James Franco and Seth Rogen were not available for comment.
Blacklock’s focuses its investigations on the nuts and bolts of government. It covers bills, committees, public accounts and the Federal Court system. In other words, the most meaningful and consequential things in the daily work life of a government employee.
Censorship of this sort has increasingly been used by Western governments as a means of suppressing information obtained from whistleblowers. In August 2014, for example, the US military blocked The Intercept, an investigative news organization with a focus on government transparency. The Intercept‘s masthead includes Glenn Greenwald and Laura Poitras, two of the jouralists who first reported on the NSA’s unwarranted mass surveilance of US and foreign citizens. In 2010, the US federal government similarly blocked its employees from accessing the website of whistleblower advocacy group Wikileaks.

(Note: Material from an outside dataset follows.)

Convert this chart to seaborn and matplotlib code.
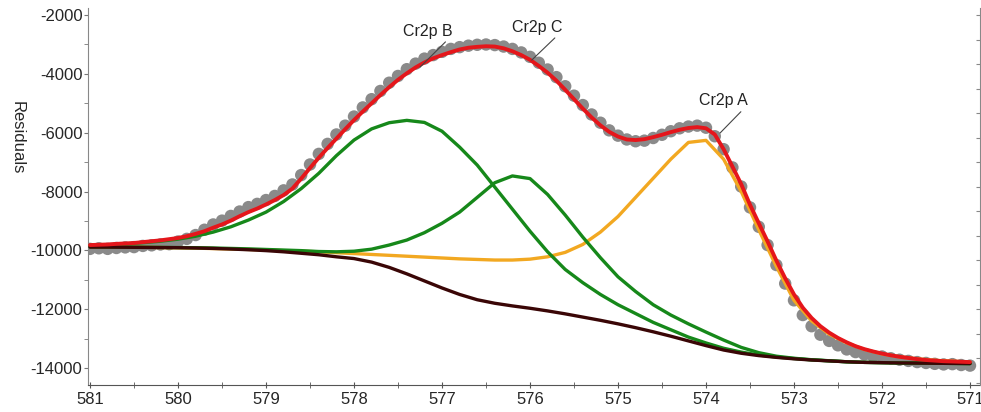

But the Blacklock’s blackout is a new frontier for the Canadian bureaucracy. Blacklock’s is not a source of seditious rhetoric or classified document data-dumps. Its most recent scoop involved a $1.25 million government contract with phony news service News Canada, which allowed Ottawa to plant press releases disguised as wire service stories. Embarassing for government, but hardly the stuff of Homeland. Blacklock’s is a small, wonky, independent reporting outfit.
Most annoying about Shared Services Canada’s decision is how lacklustre it is in the way of evil genius. The Russian government endeavours to silence Alexei Navalny because his reportings about bureaucratic corruption are routinely embarassing to the Kremlin. The US military endeavours to keep its staff in the dark about Glenn Greenwald’s reporting because his investigations call into question the moral justifications for activities carried out by US military and intelligence organizations.
But reporting on government bills? Reporting on court proceedings? Reporting on government revenues? Preventing bureaucrats from reading about the work they do and the activities within related public organizations? Well, it’s just lame.
This is, simply put, the most Canadian thing ever. We can’t even do evil right.
“It’s astonishing to see Canada join the short list of countries that forbid public employees from accessing internet news sites,” bemoans Blacklock’s publisher Holly Doan in her site’s story on the blackout. “This is not only Orwellian, it appears to breach the government’s own guidelines on workplace internet use.”
Indeed, it is astonishing. It is terrible. It is an unnecessary overreach by a federal agency with questionable motive. But, if Canada is going to try its hand at evil, can we at least raise our game to Max Zorin levels?